Anders Zorn la lumière des sensations

Anders Zorn et John Singer Sargent furent les portraitistes virtuoses de la Belle Époque. Leur peinture, marquée par une touche énergique héritée de Vélasquez, a immortalisé une élite cosmopolite. L'article analyse leur style, leurs carrières et leur position anachronique face aux avant-gardes.

Anders Zorn la lumière des sensations

Texte entièrement révisé le 10 octobre 2025

Anders Zorn, l'éclat du monde : la lumière des sensations

Contemporain des impressionnistes sans jamais en être un, rival des plus grands portraitistes de son temps, Anders Zorn (1860-1920) fut une véritable superstar de la peinture de la Belle Époque. Artiste suédois au destin international, il a développé une œuvre singulière, marquée par une virtuosité technique éblouissante et une quête incessante pour capturer la vibration de la lumière et l'immédiateté des sensations.
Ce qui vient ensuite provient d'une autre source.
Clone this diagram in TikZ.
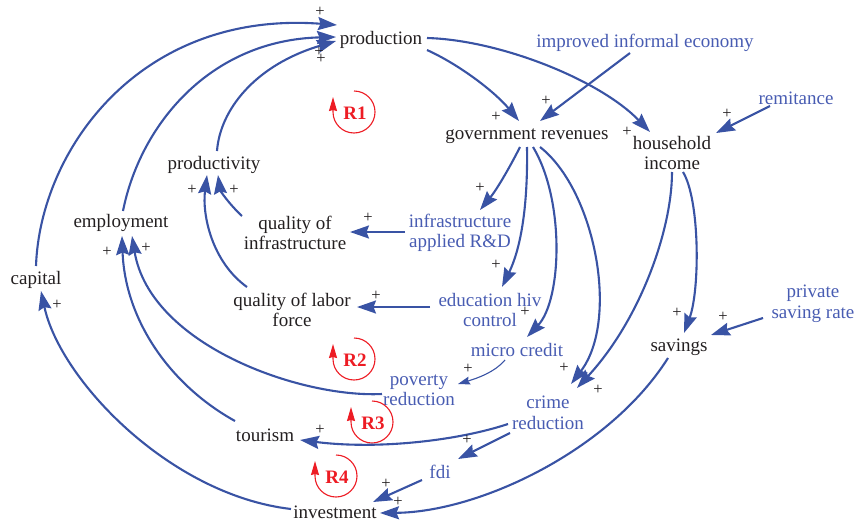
\documentclass[tikz,border=0pt]{standalone}
\usepackage{fontspec}
\setmainfont{Liberation Serif}
\usetikzlibrary{arrows.meta}
\definecolor{lineblue}{RGB}{57,83,164}
\definecolor{txtblue}{RGB}{72,92,178}
\definecolor{txtblack}{RGB}{35,31,32}
\definecolor{loopred}{RGB}{237,28,36}
\begin{document}
\begin{tikzpicture}[x=1pt,y=-1pt,
  var/.style={inner sep=0pt, align=center, font=\fontsize{19}{20.5}\selectfont, text=txtblack},
  bvar/.style={var, text=txtblue},
  pl/.style={inner sep=0pt, font=\fontsize{16.5}{16.5}\selectfont, text=txtblack},
  link/.style={draw=lineblue, line width=2.1pt, -{Stealth[length=19pt,width=13pt,inset=2.5pt]}},
  thinlink/.style={draw=lineblue, line width=1.1pt, -{Stealth[length=12pt,width=8pt,inset=1.5pt]}},
  looplbl/.style={inner sep=0pt, font=\fontsize{19}{19}\selectfont\bfseries, text=loopred},
  loopc/.style={draw=loopred, line width=1.1pt, -{Stealth[length=14pt,width=8pt,inset=1pt]}}
]
\useasboundingbox (0,0) rectangle (854,522);

% variables
\node[var]  (production)   at (381,40)  {production};
\node[bvar] (impinf)       at (645,43)  {improved informal economy};
\node[var]  (govrev)       at (527,136) {government revenues};
\node[var]  (household)    at (672,153) {household\\income};
\node[bvar] (remit)        at (796,98)  {remitance};
\node[var]  (productivity) at (214,165) {productivity};
\node[var]  (employment)   at (121,223) {employment};
\node[var]  (capital)      at (36,280)  {capital};
\node[var]  (qinfra)       at (295,233) {quality of\\infrastructure};
\node[bvar] (infraRD)      at (460,233) {infrastructure\\applied R\&D};
\node[var]  (qlabor)       at (292,310) {quality of labor\\force};
\node[bvar] (eduhiv)       at (490,310) {education hiv\\control};
\node[bvar] (micro)        at (517,350) {micro credit};
\node[bvar] (poverty)      at (419,390) {poverty\\reduction};
\node[bvar] (crime)        at (548,413) {crime\\reduction};
\node[var]  (savings)      at (679,347) {savings};
\node[bvar] (privsave)     at (813,304) {private\\saving rate};
\node[var]  (tourism)      at (265,435) {tourism};
\node[bvar] (fdi)          at (440,472) {fdi};
\node[var]  (investment)   at (335,512) {investment};

% loop labels
\node[looplbl] (R1) at (355,113) {R1};
\node[looplbl] (R2) at (355,360) {R2};
\node[looplbl] (R3) at (373,423) {R3};
\node[looplbl] (R4) at (337,477) {R4};
\foreach \r in {R1,R2,R3,R4}
  \draw[loopc] ([shift={(-1,-22)}]\r.center) arc[start angle=-90,end angle=180,radius=21] -- ++(0,-15);

% links
\draw[link] ([shift={(0,-14)}]capital.center) .. controls (40,150) and (140,10) .. ([shift={(-44,-15)}]production.center);
\draw[link] ([shift={(2,-12)}]employment.center) .. controls (140,125) and (210,40) .. ([shift={(-45,-3)}]production.center);
\draw[link] ([shift={(3,-14)}]productivity.center) .. controls (220,110) and (255,65) .. ([shift={(-45,1)}]production.center);
\draw[link] ([shift={(46,10)}]production.center) .. controls (460,65) and (495,92) .. ([shift={(-8,-15)}]govrev.center);
\draw[link] ([shift={(46,-2)}]production.center) .. controls (500,40) and (600,80) .. ([shift={(-22,-21)}]household.center);
\draw[link] ([shift={(-15,10)}]impinf.center) -- ([shift={(13,-15)}]govrev.center);
\draw[link] ([shift={(-26,8)}]remit.center) -- ([shift={(44,-20)}]household.center);
\draw[link] ([shift={(-53,-17)}]qinfra.center) .. controls (228,203) and (220,190) .. ([shift={(4,10)}]productivity.center);
\draw[link] ([shift={(-45,-23)}]qlabor.center) .. controls (212,262) and (202,215) .. ([shift={(-7,10)}]productivity.center);
\draw[link] ([shift={(-37,4)}]poverty.center) .. controls (300,398) and (150,345) .. ([shift={(11,13)}]employment.center);
\draw[link] ([shift={(-30,-14)}]tourism.center) .. controls (170,385) and (125,320) .. ([shift={(1,13)}]employment.center);
\draw[link] ([shift={(-44,-3)}]investment.center) .. controls (170,495) and (60,380) .. ([shift={(5,11)}]capital.center);
\draw[link] ([shift={(-7,11)}]govrev.center) .. controls (512,163) and (498,188) .. ([shift={(20,-23)}]infraRD.center);
\draw[link] ([shift={(0,11)}]govrev.center) .. controls (528,210) and (520,250) .. ([shift={(12,-23)}]eduhiv.center);
\draw[link] ([shift={(6,11)}]govrev.center) .. controls (565,200) and (562,300) .. ([shift={(10,-13)}]micro.center);
\draw[link] ([shift={(13,11)}]govrev.center) .. controls (595,190) and (620,320) .. ([shift={(23,-29)}]crime.center);
\draw[link] ([shift={(0,19)}]household.center) .. controls (672,230) and (640,320) .. ([shift={(29,-25)}]crime.center);
\draw[link] ([shift={(11,19)}]household.center) .. controls (700,200) and (700,290) .. ([shift={(5,-14)}]savings.center);
\draw[link] ([shift={(-50,14)}]privsave.center) -- ([shift={(32,-12)}]savings.center);
\draw[link] ([shift={(-11,11)}]savings.center) .. controls (610,450) and (480,512) .. ([shift={(45,1)}]investment.center);
\draw[link] ([shift={(-55,-1)}]infraRD.center) -- ([shift={(55,-1)}]qinfra.center);
\draw[link] ([shift={(-60,-3)}]eduhiv.center) -- ([shift={(65,-3)}]qlabor.center);
\draw[thinlink] ([shift={(-12,10)}]micro.center) .. controls (495,372) and (478,378) .. ([shift={(39,-6)}]poverty.center);
\draw[link] ([shift={(-40,11)}]crime.center) .. controls (460,440) and (380,450) .. ([shift={(35,5)}]tourism.center);
\draw[link] ([shift={(-38,20)}]crime.center) -- ([shift={(18,-13)}]fdi.center);
\draw[link] ([shift={(-18,8)}]fdi.center) -- ([shift={(38,-10)}]investment.center);

% polarity signs
\node[pl] (s1)  at (320,12)  {+};
\node[pl] (s2)  at (319,52)  {+};
\node[pl] (s3)  at (321,59)  {+};
\node[pl] (s4)  at (496,117) {+};
\node[pl] (s5)  at (546,101) {+};
\node[pl] (s6)  at (627,132) {+};
\node[pl] (s7)  at (727,114) {+};
\node[pl] (s8)  at (192,190) {+};
\node[pl] (s9)  at (234,190) {+};
\node[pl] (s10) at (107,252) {+};
\node[pl] (s11) at (146,248) {+};
\node[pl] (s12) at (57,305)  {+};
\node[pl] (s13) at (480,188) {+};
\node[pl] (s14) at (368,218) {+};
\node[pl] (s15) at (496,265) {+};
\node[pl] (s16) at (376,296) {+};
\node[pl] (s17) at (525,312) {+};
\node[pl] (s18) at (468,369) {+};
\node[pl] (s19) at (564,368) {+};
\node[pl] (s20) at (598,390) {+};
\node[pl] (s21) at (677,313) {+};
\node[pl] (s22) at (723,317) {+};
\node[pl] (s23) at (320,430) {+};
\node[pl] (s24) at (467,440) {+};
\node[pl] (s25) at (386,484) {+};
\node[pl] (s26) at (398,502) {+};
\end{tikzpicture}
\end{document}
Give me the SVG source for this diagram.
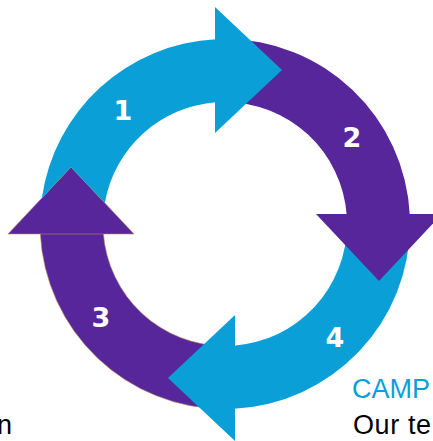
<svg xmlns="http://www.w3.org/2000/svg" width="433" height="441" viewBox="0 0 433 441">
  <style>
    .cyan { fill: #0aa0d7; }
    .purple { fill: #58269b; }
    .edge { stroke: #b98f5c; stroke-width: 0.6; }
    .num { font-family: "DejaVu Sans", Verdana, sans-serif; font-weight: bold; font-size: 27px; fill: #ffffff; text-anchor: middle; }
    .cap { font-family: "Liberation Sans", Arial, sans-serif; font-size: 27px; }
  </style>
  <defs>
    <path id="body" d="M -185,0 A 185 185 0 0 1 -9,-184.78 L -9,-121.67 A 122 122 0 0 0 -122,0 Z"/>
    <path id="body-notched" d="M -183.17,-25.98 A 185 185 0 0 1 -9,-184.78 L -9,-121.67 A 122 122 0 0 0 -120.17,-21.02 L -154,-57 Z"/>
    <path id="head" d="M -10,-217 L 57,-154 L -10,-91 Z"/>
  </defs>
  <rect width="433" height="441" fill="#ffffff"/>

  <g id="step3">
    <g class="purple edge" transform="translate(225,224) rotate(270)">
      <use href="#body"/>
      <use href="#head"/>
    </g>
    <text class="num" x="101" y="327">3</text>
  </g>

  <g id="step4">
    <g class="cyan" transform="translate(225,224) rotate(180)">
      <use href="#body"/>
      <use href="#head"/>
    </g>
    <text class="num" x="335" y="347">4</text>
  </g>

  <g id="step2">
    <g class="purple" transform="translate(225,224) rotate(90)">
      <use href="#body"/>
      <use href="#head"/>
    </g>
    <text class="num" x="352" y="147">2</text>
  </g>

  <g id="step1">
    <g class="cyan" transform="translate(225,224)">
      <use href="#body-notched"/>
      <use href="#head"/>
    </g>
    <text class="num" x="123" y="120">1</text>
  </g>

  <g id="labels">
    <text class="cap" x="352" y="398" fill="#0aa0d7">CAMP</text>
    <text class="cap" x="353" y="434" fill="#000000" letter-spacing="0.6">Our te</text>
    <text class="cap" x="-3" y="434" fill="#000000">n</text>
  </g>
</svg>
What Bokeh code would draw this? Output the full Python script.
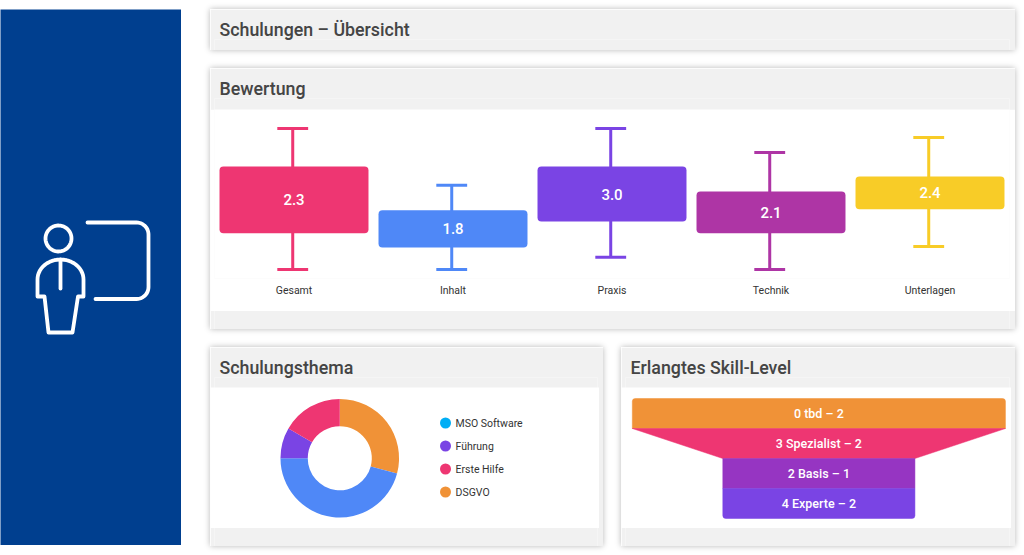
import numpy as np
from bokeh.core.properties import value
from bokeh.embed import file_html
from bokeh.layouts import column
from bokeh.models import ColumnDataSource, FactorRange, Range1d
from bokeh.plotting import figure
from bokeh.resources import INLINE
from bokeh.transform import dodge

# ---- data ----
page_title = "Schulungen – Übersicht"
rating_title = "Bewertung"
topic_title = "Schulungsthema"
skill_title = "Erlangtes Skill-Level"

rating_categories = ["Gesamt", "Inhalt", "Praxis", "Technik", "Unterlagen"]
rating_scores = ["2.3", "1.8", "3.0", "2.1", "2.4"]
box_low = [1.77, 1.47, 2.02, 1.77, 2.28]
box_high = [3.19, 2.26, 3.19, 2.66, 2.98]
whisker_low = [1.0, 1.0, 1.26, 1.0, 1.49]
whisker_high = [4.0, 2.79, 4.0, 3.49, 3.81]
rating_colors = ["#EE3672", "#4F88F7", "#7A44E4", "#AE35A5", "#F8CC27"]

slice_values = [7, 11, 2, 4]
slice_colors = ["#F09237", "#4F88F7", "#7A44E4", "#EE3672"]
legend_labels = ["MSO Software", "Führung", "Erste Hilfe", "DSGVO"]
legend_colors = ["#00AEF5", "#7A44E4", "#EE3672", "#F09237"]

skill_labels = ["0 tbd – 2", "3 Spezialist – 2", "2 Basis – 1", "4 Experte – 2"]
skill_top_width = [2.0, 2.0, 1.03, 1.03]
skill_bottom_width = [2.0, 1.03, 1.03, 1.03]
skill_colors = ["#F09237", "#EE3672", "#9635C2", "#7A44E4"]

# ---- style ----
GRAY = "#F1F1F1"
NAVY = "#003F8F"
INK = "#454545"
FONT = "Roboto"
FONT_M = "Roboto Medium"
FRAME_SHIFT = 4  # fixed-frame figures draw their frame this far in from their left edge


def place(fig, left, top):
    fig.styles = dict(fig.styles or {}, position="absolute", left=f"{left}px", top=f"{top}px")
    return fig


def bare(width, height, x_range, y_range, fill="white", border=None):
    f = figure(frame_width=width, frame_height=height, x_range=x_range, y_range=y_range,
               x_axis_location=None, y_axis_location=None,
               toolbar_location=None, output_backend="svg",
               min_border=0, min_border_left=0, min_border_right=0,
               min_border_top=0, min_border_bottom=0, outline_line_color=None,
               background_fill_color=fill, border_fill_color=border)
    f.grid.visible = False
    return f


def panel(title, left, top, width, height):
    f = figure(width=width, height=height, title=title, x_range=(0, 1), y_range=(0, 1),
               x_axis_location=None, y_axis_location=None,
               toolbar_location=None, output_backend="svg",
               min_border_left=0, min_border_right=0, min_border_bottom=0, min_border_top=30,
               outline_line_color=None, background_fill_color=GRAY, border_fill_color=GRAY)
    f.grid.visible = False
    f.title.text_font = FONT_M
    f.title.text_font_style = "normal"
    f.title.text_font_size = "17.8px"
    f.title.text_color = INK
    f.title.offset = 5
    f.title.standoff = 0
    f.styles = {"box-shadow": "0 0 6px rgba(0,0,0,0.28)"}
    return place(f, left, top)


# ---- sidebar with icon ----
side = place(bare(185, 536, Range1d(0, 185), Range1d(545, 9), fill=NAVY), -FRAME_SHIFT, 9)
t = np.linspace(0, 2 * np.pi, 60)
c1 = np.linspace(-np.pi / 2, 0, 12)
c2 = np.linspace(0, np.pi / 2, 12)
board_x = [87] + list(136 + 12 * np.cos(c1)) + list(136 + 12 * np.cos(c2)) + [95]
board_y = [222] + list(234 + 12 * np.sin(c1)) + list(286.5 + 12 * np.sin(c2)) + [298.5]
arch = np.linspace(np.pi, 2 * np.pi, 30)
body_x = list(60 + 23 * np.cos(arch)) + [83, 77.5, 72, 48, 44, 37, 37]
body_y = list(279 + 20 * np.sin(arch)) + [296, 296, 332, 332, 296, 296, 279]
side.multi_line(xs=[board_x, list(58 + 13 * np.cos(t)), body_x, [60, 60]],
                ys=[board_y, list(238 + 13 * np.sin(t)), body_y, [259, 288]],
                line_color="white", line_width=3.8, line_cap="round", line_join="round")

# ---- panels ----
p_head = panel(page_title, 210, 9, 805, 41)
p_rate = panel(rating_title, 210, 68, 805, 261)
p_topic = panel(topic_title, 210, 347, 393, 199)
p_skill = panel(skill_title, 621, 347, 394, 199)

# ---- rating chart ----
rate = figure(width=805, height=202, x_range=FactorRange(factors=rating_categories),
              y_range=Range1d(0.809, 4.404), y_axis_location=None,
              toolbar_location=None, output_backend="svg",
              min_border_left=4, min_border_right=6, min_border_top=0, min_border_bottom=33,
              outline_line_color=None, background_fill_color="white", border_fill_color="white")
rate.grid.visible = False
rate.xaxis.axis_line_color = None
rate.xaxis.major_tick_line_color = None
rate.xaxis.minor_tick_line_color = None
rate.xaxis.major_label_text_font = FONT
rate.xaxis.major_label_text_font_size = "10.5px"
rate.xaxis.major_label_text_color = "#333333"
rate.xaxis.major_label_standoff = -1
src = ColumnDataSource(dict(cat=rating_categories, score=rating_scores,
                            low=box_low, high=box_high,
                            mid=[(a + b) / 2 for a, b in zip(box_low, box_high)],
                            wl=whisker_low, wh=whisker_high, color=rating_colors))
cx = dodge("cat", -0.008, range=rate.x_range)
rate.segment(x0=cx, x1=cx, y0="wl", y1="wh", source=src, line_color="color", line_width=3)
for end in ("wl", "wh"):
    rate.segment(x0=dodge("cat", -0.105, range=rate.x_range), x1=dodge("cat", 0.089, range=rate.x_range),
                 y0=end, y1=end, source=src, line_color="color", line_width=3)
rate.vbar(x="cat", width=0.937, bottom="low", top="high", source=src, fill_color="color",
          line_color=None, border_radius=4)
rate.text(x="cat", y="mid", text="score", source=src, text_color="white",
          text_font=value(FONT_M), text_font_size="15px", text_align="center", text_baseline="middle")
place(rate, 210, 109)

# ---- donut ----
donut = bare(393, 141, Range1d(-2.18, 4.447), Range1d(-1.185, 1.192))
cum = np.cumsum([0] + slice_values) / sum(slice_values) * 2 * np.pi
donut.annular_wedge(x=0, y=0, inner_radius=0.54, outer_radius=1.0,
                    start_angle=list(np.pi / 2 - cum[:-1]), end_angle=list(np.pi / 2 - cum[1:]),
                    direction="clock", fill_color=slice_colors, line_color=None)
place(donut, 210 - FRAME_SHIFT, 387)

# ---- donut legend ----
leg = bare(150, 92, Range1d(0, 150), FactorRange(factors=legend_labels[::-1]))
leg.scatter(x=15, y=legend_labels, size=11, marker="circle", fill_color=legend_colors, line_color=None)
leg.text(x=25, y=legend_labels, text=legend_labels, text_color="#333333",
         text_font=value(FONT), text_font_size="10.5px", text_baseline="middle")
place(leg, 430 - FRAME_SHIFT, 411)

# ---- funnel ----
funnel = bare(394, 141, Range1d(-1.058, 1.054), Range1d(3.8333, -0.8667))
levels = list(range(len(skill_labels)))
radii = [(3, 3, 0, 0), 0, 0, (0, 0, 3, 3)]
for i in levels:
    top_w, bot_w = skill_top_width[i], skill_bottom_width[i]
    if top_w == bot_w:
        funnel.hbar(y=i, left=-top_w / 2, right=top_w / 2, height=1.0, fill_color=skill_colors[i],
                    line_color=skill_colors[i], line_width=0.5, border_radius=radii[i])
    else:
        funnel.patch(x=[-top_w / 2, top_w / 2, bot_w / 2, -bot_w / 2],
                     y=[i - 0.5, i - 0.5, i + 0.5, i + 0.5],
                     fill_color=skill_colors[i], line_color=skill_colors[i], line_width=0.5)
funnel.text(x=0, y=levels, text=skill_labels, text_color="white", text_font=value(FONT_M),
            text_font_size="12.5px", text_align="center", text_baseline="middle")
place(funnel, 621 - FRAME_SHIFT, 387)

root = column(side, p_head, p_rate, p_topic, p_skill, rate, donut, leg, funnel,
              width=1024, height=555,
              styles={"position": "absolute", "left": "0px", "top": "0px"})

open("out.html", "w").write(file_html(root, INLINE))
Peintre, graveur, sculpteur et photographe, Zorn fut bien plus qu'un simple peintre mondain ; il fut un maître de la matière picturale, un chantre de ses racines suédoises et un observateur insatiable de la vie, dont la touche énergique et sensuelle continue de fasciner.

Du prodige de Mora au maître de la scène internationale

Le parcours d'Anders Zorn a tout du roman. Né à Mora, dans la région rurale de Dalécarlie en Suède, il est issu d'une famille modeste, fils d'une paysanne suédoise et d'un brasseur allemand qu'il n'a jamais connu. Élevé par ses grands-parents dans une ferme, il manifeste dès son plus jeune âge un talent exceptionnel pour le dessin et la sculpture sur bois. Une bourse lui permet, à seulement quinze ans, d'intégrer l'Académie royale des beaux-arts de Stockholm. Si ses professeurs l'imaginent sculpteur, Zorn se révèle rapidement être un aquarelliste d'une habileté phénoménale. Ses œuvres de jeunesse, comme En Deuil (1880), montrent déjà une maîtrise stupéfiante de la transparence et des effets de lumière, capturant la psychologie de ses modèles avec une acuité rare.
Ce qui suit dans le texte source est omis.